Qui, de l’homme ou de l’objet, domestique l’autre ? Est-ce bien la question que pose cette exposition ?
Et si, en effet, c’étaient les objets qui nous domestiquaient ? L’idée est de questionner la relation qui nous lie à eux. Comme le suggère le sociologue et anthropologue Bruno Latour, il s’agit de porter un regard moins teinté de rationalité sur les objets qui nous entourent. Ou tout au moins d’y introduire de la nuance. Pour asseoir sa démonstration, Bruno Latour s’appuie sur les fétiches, créés par des sociétés traditionnelles aux croyances teintées d’animisme, qu’il appelle des « objets chevelus ».
Comment les artistes réagissent-ils face à l’omniprésence des objets au quotidien ?

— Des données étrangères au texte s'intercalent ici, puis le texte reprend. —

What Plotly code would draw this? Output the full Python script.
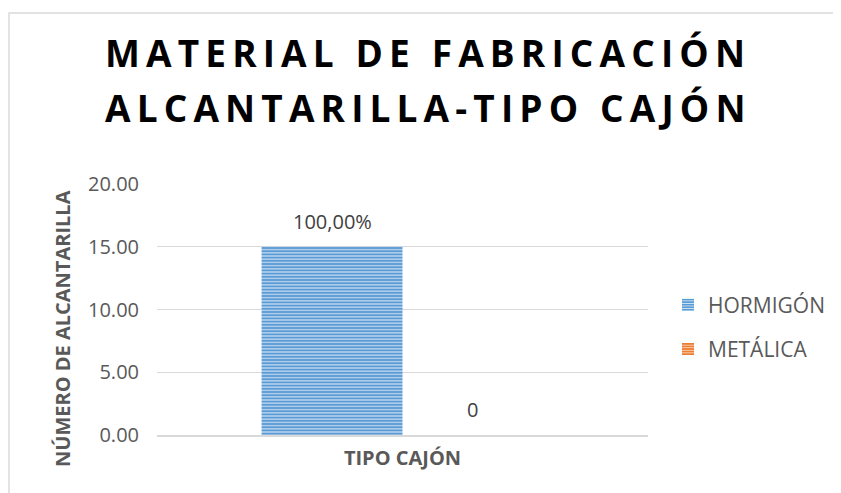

Ils choisissent de les intégrer à leurs modes de création et parfois de les détourner. L’exposition, qui s’organise autour de la collection du Frac (riche de 1 500 pièces), débute avec les années 60, mais elle aurait pu démarrer bien plus tôt avec le ready-made de Marcel Duchamp (dont le Porte-bouteilles date de 1914, NDLR), car les objets sont liés à l’histoire des mouvements artistiques ; ils sont devenus des éléments constitutifs des œuvres. Il y a, par exemple, les classements d’objets de Hans-Peter Feldmann. En individualisant de simples objets du quotidien, l’artiste allemand leur permet d’acquérir une qualité plastique et un caractère poétique. Comme Erik Dietman, dont les « tableaux-reliefs », des objets recouverts de pansements, invitent à se questionner sur la fragilité de l’objet et, par là même, sur sa valeur. Et puis, il y a les artistes qui travaillent sur l’affect. Oui, l’objet peut prendre son autonomie ou ressentir des émotions. C’est la chaise de Philippe Ramette qui se suicide par pendaison ou celle de Marti Guixé (@martiguixe) qui se rebelle contre la discrimination subie par les chaises en plastique.
« Les objets domestiquent ». Au Frac Nord-Pas-de-Calais, à Dunkerque (59), jusqu’au 26 août.